The public didn’t like the results. The professionals said they would eventually come around, and start to like what they were being force-fed. That didn’t happen. The response of top professionals was not to wonder whether their approach was really creating an environment suitable for human life. Instead, they became confrontational. The public had to be shown who’s boss. So the elegance of Lever House and the Seagram Building gave way to the aggressiveness of Tilted Arc, an obnoxious prestige sculpture in the shape of a rusty wall that bisected a plaza in lower Manhattan, ruining it for its users.
Modern architecture wanted to recreate buildings and cities as machines for living. It was a bad idea, because life is not mechanical, but the experts thought it would usher in utopia. They didn’t realize there is no utopia, only myriad arrangements and practices that facilitate and reconcile human needs, loves, and aspirations. Such things grow up as a system through the development of tradition.
That process gave rise to the classic and vernacular architecture that has given us built forms that people still love: the French chateau, the European cathedral, the New England village green, as well as their equivalents elsewhere in the world.
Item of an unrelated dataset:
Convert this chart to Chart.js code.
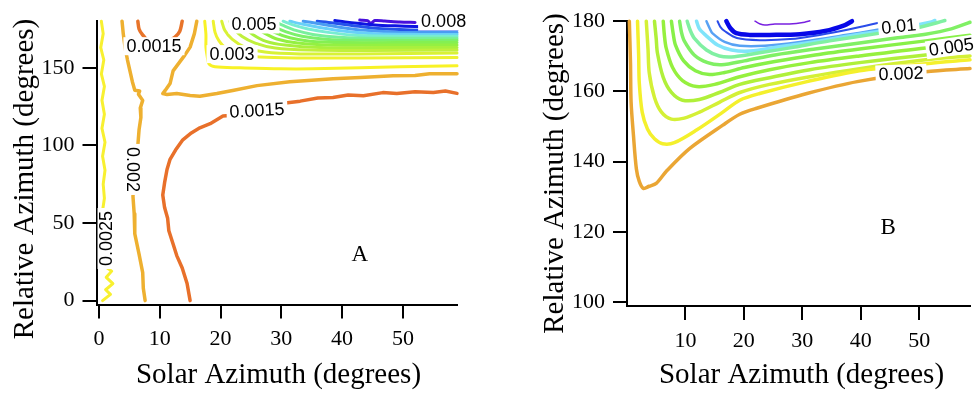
<!DOCTYPE html>
<html>
<head>
  <meta charset="utf-8">
  <title>Contours A and B</title>
  <script src="https://cdn.jsdelivr.net/npm/chart.js@4"></script>
  <style>
    body { margin: 0; background: #fff; }
    #wrap { position: relative; width: 977px; height: 394px; }
    canvas { position: absolute; top: 0; }
    #chartA { left: 0; }
    #chartB { left: 490px; }
  </style>
</head>
<body>
  <div id="wrap">
    <canvas id="chartA" width="490" height="394"></canvas>
    <canvas id="chartB" width="487" height="394"></canvas>
  </div>

  <script>
    // ---- ticks ----
    const xTicksA = [0, 10, 20, 30, 40, 50];
    const yTicksA = [0, 50, 100, 150];
    const xTicksB = [10, 20, 30, 40, 50];
    const yTicksB = [100, 120, 140, 160, 180];

    // ---- panel A contours: [solar azimuth, relative azimuth] ----
    const aLeft0025 = [[0.4,180],[0.7,172],[0.3,163],[0.8,155],[0.4,146],[0.9,138],[0.5,129],[0.9,120],[0.5,111],[1.0,102],[0.6,93],[1.0,84],[0.7,75],[0.9,66],[0.6,58],[0.9,48],[0.8,38],[1.1,28],[1.0,22],[2.1,19],[1.2,15],[2.3,11],[1.1,7],[1.9,4],[0.6,0]];
    const aLeft002 = [[3.8,180],[4.0,172],[4.3,163],[4.7,155],[5.1,148],[5.5,141],[5.9,135.5],[6.7,135],[6.5,133],[7.2,129],[6.8,124],[6.9,118],[6.6,110],[6.4,100],[6.0,88],[5.7,76],[5.6,67],[5.8,56],[5.9,43],[6.6,30],[7.2,18],[7.3,8],[7.6,0]];
    const aTop0015 = [[6.4,180],[6.6,175],[7.1,171.7],[8.4,166],[9.7,165],[10.9,166],[12.5,169.7],[13.3,173.5],[13.7,180]];
    const aMid002 = [[16.1,180],[15.7,172],[15.0,163.3],[14.1,158],[13.3,153.8],[12.2,148],[11.7,139.8],[10.9,135.4],[10.5,133.4],[11.2,132.8],[12.8,133.4],[15.0,132.1],[16.6,131.6],[19.4,133.4],[22.0,135.4],[26.0,138.5],[31.4,141],[35,142],[38.5,143],[43,143.8],[48.4,144.9],[52,145],[54.4,146.2],[58.9,146.2]];
    const aLow0015 = [[15.0,0],[14.5,11],[13.7,21],[12.8,29],[12.2,36.5],[11.5,45],[11.3,53],[10.8,60],[10.5,68],[10.8,76],[11.2,84.5],[11.7,91],[12.6,97],[13.8,103.6],[15.2,108],[16.6,111.3],[18.3,114],[20.4,118.9],[22.5,119.5],[24.5,122],[27.6,124.5],[30,127],[33.1,128.5],[36,130.5],[38.5,130.8],[41,132.5],[43.5,132],[46.7,134],[49,133.5],[52,134.5],[55,134],[57,135],[58.9,133.5]];
    const aUpper = [
      [[17.4,180],[17.6,171.5],[17.6,163.3],[17.8,157.6],[18.1,152.5],[19.1,150.6],[23.2,150],[29.8,149.3],[35.2,149.3],[42.9,150],[49.5,150.6],[58.9,151.3]],
      [[18.8,180],[19.1,172.8],[19.7,167.7],[20.9,162.6],[23.2,158.8],[26.5,156.9],[33.1,156.3],[42.9,156.3],[58.9,156.6]],
      [[20.2,180],[20.7,174.1],[21.9,168.4],[24.0,163.3],[27.3,160.1],[33.1,158.9],[42.9,158.9],[58.9,159.5]],
      [[21.5,180],[22.2,175.3],[23.5,170.3],[25.7,165.9],[29.0,162.7],[34.7,161.4],[44.6,161.1],[58.9,161.4]],
      [[23.2,180],[24.0,175.9],[25.3,171.5],[27.5,167.0],[30.6,164.6],[36.3,163.0],[46.2,163.0],[58.9,163.0]],
      [[24.8,180],[25.8,176.0],[27.3,172.2],[29.4,168.4],[32.7,165.9],[38.0,164.6],[47.9,164.6],[58.9,164.6]],
      [[26.2,180],[27.3,176.6],[28.9,172.8],[31.4,169.3],[34.7,167.1],[40.5,166.2],[49.5,166.2],[58.9,166.2]],
      [[27.5,180],[28.8,176.6],[30.8,173.1],[33.4,170.3],[37.2,168.4],[42.9,167.7],[58.9,167.7]],
      [[28.8,180],[30.3,177.3],[32.4,174.1],[35.2,171.5],[39.6,169.7],[46.2,169.0],[58.9,169.0]],
      [[30.3,180],[31.9,177.6],[34.4,175.0],[37.7,172.8],[42.1,170.9],[49.5,170.3],[58.9,170.3]],
      [[31.4,180],[33.4,178.2],[36.3,176.0],[40.5,173.5],[45.4,171.9],[52.8,171.5],[58.9,171.5]],
      [[33.6,180],[36.0,178.5],[39.3,176.3],[43.8,174.1],[49.5,172.8],[58.9,172.8]],
      [[35.9,180],[38.5,178.9],[41.6,177.3],[45.4,175.4],[51.2,174.4],[58.9,174.1]],
      [[38.8,180.4],[40.5,179.5],[42.9,178.5],[45.4,177.6],[48.7,177.0],[52.0,176.6],[58.9,175.7]],
      [[42.9,180.7],[44.2,180.4],[44.7,178.5],[45.4,180.4],[47.0,180.1],[49.5,179.5],[52.0,179.2]]
    ];

    // ---- panel B contours ----
    const bOrange = [[0.4,180],[0.6,168],[0.7,157],[1.1,147.6],[1.6,138],[2.1,134.4],[2.8,132.4],[3.8,133],[5.0,133.8],[6.7,137.2],[10.7,143.7],[16.4,150.4],[19.3,153.5],[22.2,155.2],[30.8,159.4],[39.4,162.8],[51.1,165.6],[58.7,166.5]];
    const bYellow = [[1.8,180],[2.0,170],[2.1,162.5],[2.6,154.1],[3.5,149.3],[4.7,146.5],[6.1,145.1],[8.1,145.4],[11.9,149],[16.4,154.1],[19.3,157.5],[22.7,159.4],[30.8,162.8],[39.8,165.9],[51.1,167.9],[58.7,169]];
    const bYellowGreen = [[3.3,180],[3.6,172],[3.8,165.4],[4.7,158.3],[5.9,154.1],[7.6,152.1],[9.8,152.4],[12.4,154.1],[15.8,156.9],[19.3,159.7],[24.4,162],[31.3,164.2],[39.8,166.5],[51.1,169],[58.7,170.1]];
    const bGreen1 = [[4.7,180],[5.0,175],[5.2,171],[6.2,164],[7.6,159.7],[9.5,157.5],[12.4,157.7],[15.8,159.7],[19.3,162],[24.4,163.9],[31.3,166.2],[39.8,168.2],[51.1,170.4],[58.7,171.5]];
    const bGreen2 = [[6.2,180],[6.4,176],[6.7,172.4],[7.8,166.8],[9.5,163.1],[11.9,161.4],[15,162],[19.3,164.2],[24.4,166.2],[31.3,168.2],[39.8,170.1],[51.1,172.4],[58.7,173.5]];
    const bGreen3 = [[7.6,180],[7.9,176.5],[8.3,173.2],[9.7,168.7],[11.7,165.9],[14.1,164.8],[16.7,165.4],[20.1,166.8],[25.3,168.5],[32.2,170.4],[39.8,172.1],[51.1,174.4],[58.7,176]];
    const bGreen4 = [[9.0,180],[9.3,177],[9.8,174.4],[11.5,170.4],[13.8,168.2],[16.2,167.6],[20.1,168.7],[25.3,170.4],[32.2,172.1],[39.8,173.8],[46,175.2],[51.1,176.3],[55.5,177.8],[58.7,179.7]];
    const bMint = [[10.3,180],[10.8,177.5],[11.5,175.2],[13.6,171.8],[15.8,170.1],[18.4,169.9],[22.7,171],[27.9,172.4],[34.7,174.4],[43.3,176.6],[50.1,178.3],[54.4,180.2]];
    const bCyan = [[11.9,180],[12.4,177.8],[13.4,176.1],[15.5,173.2],[17.9,171.8],[21,171.5],[26.1,172.7],[33,174.4],[39.8,176.3],[46.7,178],[51.9,179.7],[52.7,180.2]];
    const bLightBlue = [[13.6,180],[14.2,177.8],[14.6,176.6],[16.7,174.1],[19.3,173],[23.6,173],[29.6,174.1],[36.4,175.8],[43.3,177.7],[49.3,180.2]];
    const bBlue = [[15.5,180],[16.0,178.3],[16.7,177.2],[18.8,175.2],[22.7,174.6],[27.9,174.9],[33,176.1],[38.1,177.7],[42.7,179.4],[44.1,180.2]];
    const bDeepBlue = [[17,180],[17.7,178],[18.7,176.6],[21,176.1],[24.4,176.1],[29.6,176.3],[33.9,177.2],[37.3,178.9],[38.5,180]];
    const bPurple = [[21.9,180],[22.8,179.2],[23.6,178.9],[25.3,179.2],[27.8,179.2],[30.4,179.7],[31.3,180.1]];

    // contour labels (text, solar az, relative az, angle)
    const aLabels = [
      ["0.0025", 1.25, 40, -90], ["0.002", 5.6, 84.5, 90], ["0.0015", 9.05, 163.9, 0],
      ["0.003", 21.9, 158.8, 0], ["0.005", 25.5, 177.9, 0], ["0.008", 56.7, 179.8, 0],
      ["0.0015", 26, 122.6, -3]
    ];
    const bLabels = [["0.01", 46.5, 178.6, -6], ["0.005", 55.5, 172.7, -8], ["0.002", 46.9, 165.1, -2]];

    const upperColors = ["#f8f226", "#eef230", "#d8f236", "#c0f03c", "#a8f03e", "#94f042", "#84f052",
      "#7cf06c", "#78f09c", "#78ecd2", "#68d0f8", "#4a9cf2", "#2452ea", "#0e14e2", "#4810dc"];

    function line(points, color, width, tension) {
      return {
        data: points.map(p => ({ x: p[0], y: p[1] })),
        showLine: true, borderColor: color, borderWidth: width,
        pointRadius: 0, tension: tension, clip: 8,
        borderCapStyle: "round", borderJoinStyle: "round"
      };
    }

    const textPlugin = {
      id: "texts",
      afterDatasetsDraw(chart, args, o) {
        const ctx = chart.ctx, xs = chart.scales.x, ys = chart.scales.y;
        ctx.save();
        ctx.font = '18px "Liberation Sans"';
        ctx.textAlign = "center";
        ctx.textBaseline = "middle";
        o.labels.forEach(l => {
          ctx.save();
          ctx.translate(xs.getPixelForValue(l[1]), ys.getPixelForValue(l[2]));
          ctx.rotate(l[3] * Math.PI / 180);
          const w = ctx.measureText(l[0]).width;
          ctx.fillStyle = "#fff";
          ctx.fillRect(-w / 2 - 3, -9, w + 6, 18);
          ctx.fillStyle = "#000";
          ctx.fillText(l[0], 0, 1);
          ctx.restore();
        });
        ctx.fillStyle = "#000";
        ctx.font = '23px "Liberation Serif"';
        ctx.fillText(o.letter[0], xs.getPixelForValue(o.letter[1]), ys.getPixelForValue(o.letter[2]));
        ctx.font = '29px "Liberation Serif"';
        ctx.textBaseline = "alphabetic";
        ctx.fillText("Solar Azimuth (degrees)", o.xTitle[0], o.xTitle[1]);
        ctx.translate(o.yTitle[0], o.yTitle[1]);
        ctx.rotate(-Math.PI / 2);
        ctx.fillText("Relative Azimuth (degrees)", 0, 0);
        ctx.restore();
      }
    };

    function axis(min, max, ticks, fit) {
      return {
        type: "linear", min: min, max: max,
        afterBuildTicks: s => { s.ticks = ticks.map(v => ({ value: v })); },
        afterFit: fit,
        border: { display: true, color: "#000", width: 2 },
        grid: { drawOnChartArea: false, drawTicks: true, tickLength: 14, tickWidth: 2, tickColor: "#000", color: "#000", lineWidth: 2 },
        ticks: { color: "#000", font: { family: "Liberation Serif", size: 22 }, padding: 8, maxRotation: 0, autoSkip: false }
      };
    }

    function makeChart(id, datasets, o) {
      return new Chart(document.getElementById(id), {
        type: "scatter",
        data: { datasets: datasets },
        options: {
          responsive: false, animation: false, devicePixelRatio: 1,
          layout: { padding: o.padding },
          plugins: { legend: { display: false }, tooltip: { enabled: false }, texts: o.texts },
          scales: {
            x: axis(o.x[0], o.x[1], o.xTicks, s => { s.height = o.xHeight; }),
            y: axis(o.y[0], o.y[1], o.yTicks, s => { s.width = o.yWidth; })
          }
        },
        plugins: [textPlugin]
      });
    }

    const dsA = [
      line(aLeft0025, "#f8f030", 3, 0),
      line(aLeft002, "#eeb030", 3.5, 0),
      line(aTop0015, "#e8742a", 3.5, 0.3),
      line(aMid002, "#eeb030", 3.5, 0),
      line(aLow0015, "#e8702a", 3.5, 0)
    ].concat(aUpper.map((pts, i) => line(pts, upperColors[i], 3, 0.3)));

    const dsB = [
      line(bOrange, "#eaa634", 3.5, 0.3),
      line(bYellow, "#f4f02c", 3.5, 0.3),
      line(bYellowGreen, "#d4f036", 3.5, 0.3),
      line(bGreen1, "#b0f03a", 3.5, 0.3),
      line(bGreen2, "#96f03e", 3.5, 0.3),
      line(bGreen3, "#88f048", 3.5, 0.3),
      line(bGreen4, "#80f064", 3.5, 0.3),
      line(bMint, "#80f0a2", 3.5, 0.3),
      line(bCyan, "#80e4fa", 3.5, 0.3),
      line(bLightBlue, "#58a2f4", 2.5, 0.3),
      line(bBlue, "#2a4cea", 2, 0.3),
      line(bDeepBlue, "#0808e8", 4.5, 0.3),
      line(bPurple, "#7820e0", 1.5, 0.3)
    ];

    makeChart("chartA", dsA, {
      padding: { top: 16.7, right: 33, bottom: 0, left: 0 },
      x: [-0.4, 58.9], y: [-2.5, 180], xTicks: xTicksA, yTicks: yTicksA,
      xHeight: 89.5, yWidth: 96.5,
      texts: { labels: aLabels, letter: ["A", 42.9, 29.2], xTitle: [278.5, 383], yTitle: [33, 179] }
    });

    makeChart("chartB", dsB, {
      padding: { top: 18, right: 7, bottom: 0, left: 0 },
      x: [0, 58.7], y: [98.9, 180], xTicks: xTicksB, yTicks: yTicksB,
      xHeight: 88, yWidth: 137,
      texts: { labels: bLabels, letter: ["B", 44.7, 121], xTitle: [311.5, 383], yTitle: [73, 173.5] }
    });
  </script>
</body>
</html>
But nobody is allowed to build such things today. The building codes mostly don’t allow them, and the designers think they’re all wrong. Theoreticians like Christopher Alexander offer counter-theories arguing that built forms ought to model themselves on living forms rather than machines, but so far with little result.
I can’t help but think that something of the same situation exists within the Church. Ideas that once seemed advanced, because they were thought to reflect exact knowledge of functions and how to achieve them, turned out not to work because fundamental considerations had escaped notice. Instead of a “new springtime” the new ideas led to disintegration, but instead of responding rationally those who supported the changes have dug in their heels. What the public wants is wrong, and they must be taught a lesson.
No doubt official balkiness will eventually soften. If minds don’t change personnel eventually do. In the mean time those who see problems in the official view need to keep remembering the past, working for the future, and improving our understanding of human life and the conditions that help it thrive. That applies to both architecture and liturgy. In the end, when old battles have been forgotten, what makes life better will no doubt prevail.